ECB downgrades inflation outlook, but is more confident it’s on the right path - AmpGFX

The ECB had two less dovish elements; it removed the bias to cut rates, and it moved from a downside bias to a balanced outlook for growth, according to analysts at Amplifying Global FX Capital.

Key Quotes

‘It also included a more dovish element; it lowered its inflation forecasts, reducing the chances that it will normalize policy very much within the next two years.”

“On balance, the market reacted more to the dovish element, although the fall in Eurozone rates and the EUR were relatively modest.”

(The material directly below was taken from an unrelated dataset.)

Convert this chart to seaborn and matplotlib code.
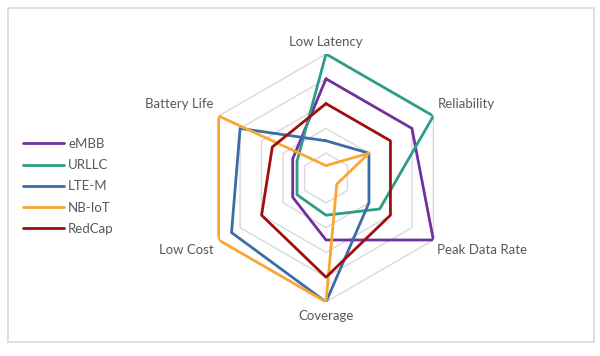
import numpy as np
import pandas as pd
import matplotlib
matplotlib.use("Agg")
import matplotlib.pyplot as plt
from matplotlib.patches import Rectangle
import seaborn as sns

# ------ DATA ------
axes_labels = ["Low Latency", "Reliability", "Peak Data Rate",
               "Coverage", "Low Cost", "Battery Life"]
techs = ["eMBB", "URLLC", "LTE-M", "NB-IoT", "RedCap"]

embb = [4, 4, 5, 2.5, 1.55, 1.55]
urllc = [5, 5, 2.5, 1.5, 1.35, 1.35]
lte_m = [1.5, 2, 2, 5, 4.4, 4]
nb_iot = [0.5, 2, 0.5, 5, 5, 5]
redcap = [3, 3, 3, 4, 3, 2.5]

colors = ["#7030A0", "#2E9C87", "#3A6DA8", "#FAA634", "#A10E0E"]

# ------ LONG TABLE (closed polygons) ------
angles = np.linspace(0, 2 * np.pi, len(axes_labels), endpoint=False)
rows = []
for name, vals in zip(techs, [embb, urllc, lte_m, nb_iot, redcap]):
    for i, v in enumerate(list(vals) + [vals[0]]):
        th = angles[i] if i < len(vals) else angles[0] + 2 * np.pi
        rows.append({"tech": name, "theta": th, "value": v, "order": i})
df = pd.DataFrame(rows)

# ------ CHART ------
sns.set_theme(style="white")
plt.rcParams['font.family'] = ['Lato', 'DejaVu Sans']

fig = plt.figure(figsize=(6, 3.56), dpi=100)
fig.patches.append(Rectangle((8 / 600, 14 / 356), 586 / 600, 334 / 356,
                             transform=fig.transFigure, fill=False,
                             edgecolor="#D9D9D9", linewidth=1.2))

ax = fig.add_axes([0.3367, 0.1517, 0.4133, 0.6966], projection="polar")
ax.set_theta_offset(np.pi / 2)
ax.set_theta_direction(-1)
ax.set_ylim(0, 5)
ax.grid(False)
ax.spines["polar"].set_visible(False)
ax.set_xticks([])
ax.set_yticks([])
ax.set_facecolor("none")

# hexagonal grid rings
ring_theta = list(angles) + [angles[0]]
for lvl in range(1, 6):
    ax.plot(ring_theta, [lvl] * len(ring_theta), color="#D9D9D9",
            linewidth=1.0, zorder=1)

sns.lineplot(data=df, x="theta", y="value", hue="tech", hue_order=techs,
             palette=dict(zip(techs, colors)), sort=False, estimator=None,
             units="tech", linewidth=2.0, ax=ax, zorder=3)
ax.set_xlabel("")
ax.set_ylabel("")

# axis labels
offsets = [(0, 12, "center"), (4, 12, "left"), (4, -10, "left"),
           (0, -14, "center"), (-5, -10, "right"), (-5, 12, "right")]
for th, lab, (dx, dy, ha) in zip(angles, axes_labels, offsets):
    ax.annotate(lab, xy=(th, 5), xytext=(dx, dy), textcoords="offset pixels",
                ha=ha, va="center", fontsize=9.5, color="#595959")

handles, labels = ax.get_legend_handles_labels()
ax.legend(handles, labels, loc="center left",
          bbox_to_anchor=(18 / 600, 169.5 / 356), bbox_transform=fig.transFigure,
          frameon=False, fontsize=9.5, handlelength=3.1, handletextpad=0.3,
          labelspacing=0.7, labelcolor="#595959", borderaxespad=0)

fig.savefig("out.png", dpi=100)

“The less dovish elements help account for much of the rebound in the EUR over recent weeks and were more anticipated.  The cut in the inflation outlook was rumoured in recent days and did cause a brief dip in the EUR on Tuesday.  It has probably helped cap the EUR in the face of a weaker USD recently.”

“The ECB introductory statement continued to say that it expects rates to “remain at present levels for an extended period of time, and well past the horizon of our net asset purchases.”  But it removed the “or lower” from previous 27 April statement.”

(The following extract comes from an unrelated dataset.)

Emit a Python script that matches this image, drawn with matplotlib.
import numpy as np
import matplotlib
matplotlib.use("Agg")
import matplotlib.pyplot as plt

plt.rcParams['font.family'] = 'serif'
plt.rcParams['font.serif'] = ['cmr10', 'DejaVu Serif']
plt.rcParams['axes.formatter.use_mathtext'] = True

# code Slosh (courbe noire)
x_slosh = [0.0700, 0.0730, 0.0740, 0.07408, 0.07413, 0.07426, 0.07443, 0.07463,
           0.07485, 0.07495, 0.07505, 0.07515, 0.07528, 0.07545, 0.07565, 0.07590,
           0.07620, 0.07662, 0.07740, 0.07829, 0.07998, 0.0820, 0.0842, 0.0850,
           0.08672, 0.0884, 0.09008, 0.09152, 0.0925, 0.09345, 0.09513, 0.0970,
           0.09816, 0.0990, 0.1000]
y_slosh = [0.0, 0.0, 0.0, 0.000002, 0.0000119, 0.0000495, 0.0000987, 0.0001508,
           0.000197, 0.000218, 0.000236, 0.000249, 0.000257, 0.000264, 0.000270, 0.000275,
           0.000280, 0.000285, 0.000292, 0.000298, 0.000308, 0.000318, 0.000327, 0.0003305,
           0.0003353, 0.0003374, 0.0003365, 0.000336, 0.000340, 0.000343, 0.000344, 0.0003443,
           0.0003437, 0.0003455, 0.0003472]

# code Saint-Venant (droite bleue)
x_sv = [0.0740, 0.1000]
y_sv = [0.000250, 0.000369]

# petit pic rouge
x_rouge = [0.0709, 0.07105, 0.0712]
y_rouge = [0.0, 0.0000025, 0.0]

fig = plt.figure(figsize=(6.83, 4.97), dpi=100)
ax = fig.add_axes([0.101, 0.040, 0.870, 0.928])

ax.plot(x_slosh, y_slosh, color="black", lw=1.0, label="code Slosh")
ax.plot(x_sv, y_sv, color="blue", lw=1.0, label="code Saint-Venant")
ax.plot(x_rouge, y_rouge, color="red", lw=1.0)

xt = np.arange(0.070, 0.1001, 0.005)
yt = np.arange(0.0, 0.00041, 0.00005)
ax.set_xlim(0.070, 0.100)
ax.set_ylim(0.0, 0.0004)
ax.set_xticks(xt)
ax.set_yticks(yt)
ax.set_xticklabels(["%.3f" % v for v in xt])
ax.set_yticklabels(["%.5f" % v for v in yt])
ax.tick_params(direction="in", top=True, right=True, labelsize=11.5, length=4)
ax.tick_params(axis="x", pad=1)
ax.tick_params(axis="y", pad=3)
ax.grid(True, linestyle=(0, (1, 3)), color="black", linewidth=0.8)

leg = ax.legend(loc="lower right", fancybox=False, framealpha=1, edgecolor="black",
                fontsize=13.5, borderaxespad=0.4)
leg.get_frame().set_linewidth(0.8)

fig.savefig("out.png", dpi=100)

“Draghi said this shift in guidance was linked to an assessment that the “tail risks” for its inflation forecast had been removed and the risk of deflation had “disappeared”.”

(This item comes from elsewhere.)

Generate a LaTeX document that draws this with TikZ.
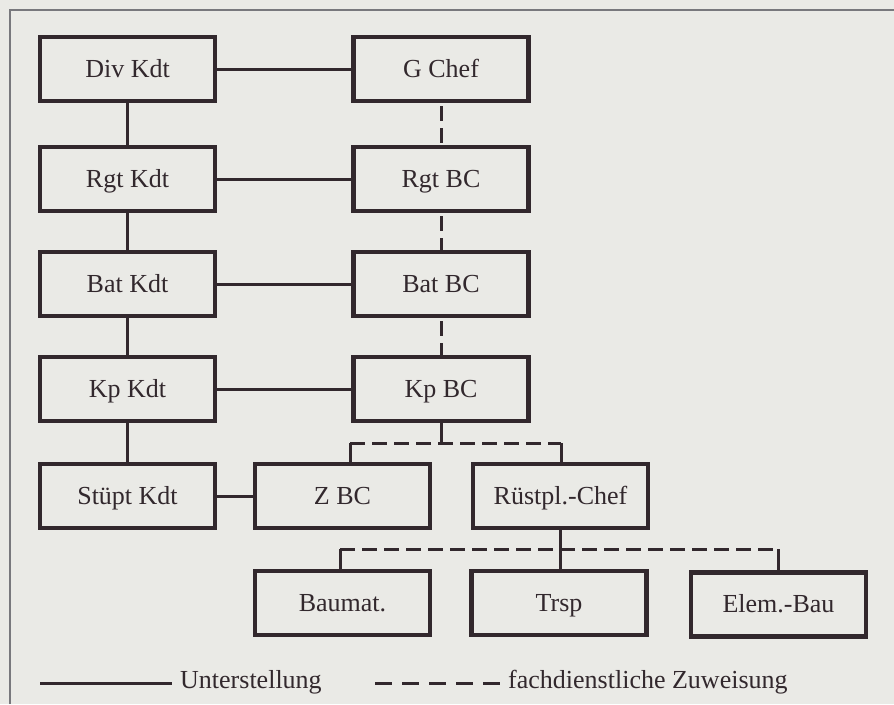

“This is probably of little concern to the market that has been looking for evidence that rates might rise sooner, and not anticipating any further cut in rates.  As such, this less dovish element probably had little impact on the market.”

“The ECB removed the remaining view that there were greater downside risks to the economic recovery.  In April, it said, “downside risks have further diminished”.  Today it said, “the risks to the growth outlook are now broadly balanced.”

“However, it said, “At the same time, the economic expansion has yet to translate into stronger inflation dynamics.”  And it restated that, “a very substantial degree of monetary accommodation is still needed”.”

“Furthermore, it restated its preparedness to “increase our asset purchase programme in terms of size and/or duration”, if the outlook deteriorates.”

“The growth forecasts were upgraded: In 2017 from 1.8% to 1.9%, in 2018 from 1.7% to 1.8%, and in 2019 from 1.6% to 1.7%.  This is well above the potential growth rate of around 1%.”

“The headline inflation forecast was downgraded: in 2017 from 1.7% to 1.5%, in 2018 from 1.6% to 1.3%, and in 2019 from 1.7% to 1.6%.”

“The underlying inflation forecast was slightly downgraded: unchanged in 2017 at 1.1%, in 2018 from 1.5% to 1.4%, and in 2019 from 1.8% to 1.7%.  This is still below, but getting near the just below 2% ECB inflation target at the end of its forecast horizon.”

“Draghi emphasized that while the ECB was more confident on the outlook for growth and the path for inflation to converge to its target, it expected underlying inflation to rise only very gradually.”

“Draghi said that the Governing Council did not discuss normalization and offered no indication that this might be discussed at the September meeting; where most market participates expect to hear plans for the Asset Purchases beyond the current program that ends in December.”